The stated desire, for a Christian, is not and cannot be self-expression, or the ‘right’ to accrue ever more exotic spiritual experiences (see 1 Corinthians 13 where St. Paul nails this point). Instead the aim of our desire must be perfection and union with God, Matthew 5, 48 makes this abundantly clear: ‘Be perfect just as your Heavenly Father is perfect.’ The manifestation of free-will is the beatitudes, (Matthew 5, 1-10). We are called by God, to use our free-will to literally be-those-attitudes (not simply to aspire to them.)
The prophet Micah urges the faithful to do:
‘Only this (so let’s stop adding further stuff on top), to do what is right, to love loyalty and to walk humbly WITH (NOT SIMPLY ALONGSIDE BUT IN PERFECT UNION WITH) your God.’ If we are not doing this (back to St. Paul 1 Corinthians 13) everything we do will be simply noise; it might sound holy (and many noisy / lively churches do), but……
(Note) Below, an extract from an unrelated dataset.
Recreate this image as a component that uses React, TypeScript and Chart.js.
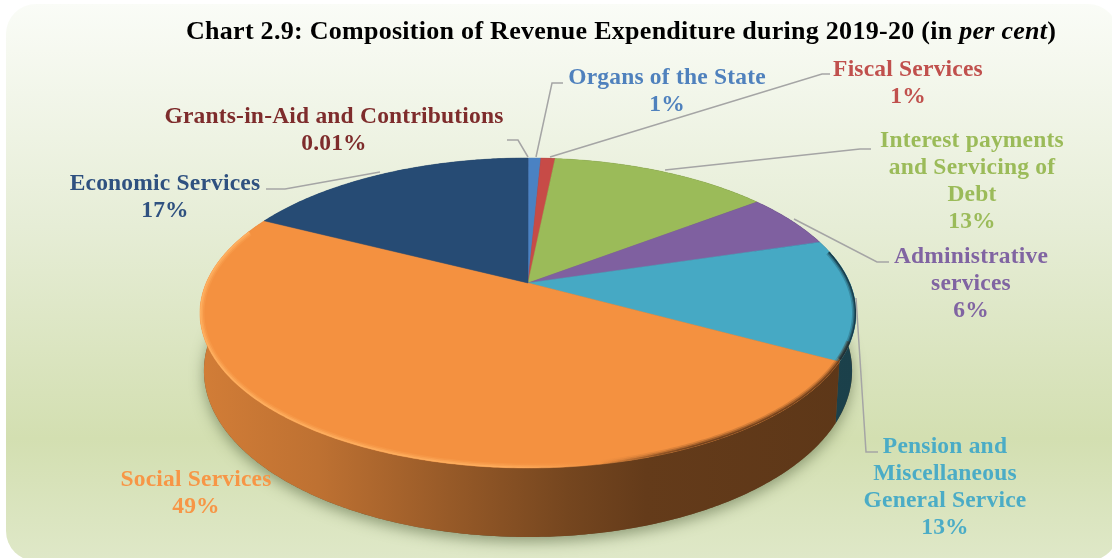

So how do we get to the point where are free-will is brought back, directly in alignment with His, free will, for this is our calling?
I don’t know the full answer! But, I suspect that one things we must do is to sit quietly with God, allowing ourselves to be restored, by the Holy Spirit. Restoration is after all a great act of love and, in the physical world the objects of restoration remain passive (think of antiques or classic cars.) So too with us. We must sit passively before the Great Restorer, allowing ourselves to be restored through Grace. This may be the work of a lifetime but in doing so we might just allow ourselves to become a small part of the answer to the Lord’s Prayer: ‘Thy will be done, thy kingdom come on earth as in heaven.’
Are you allowing yourself to be a restoration project?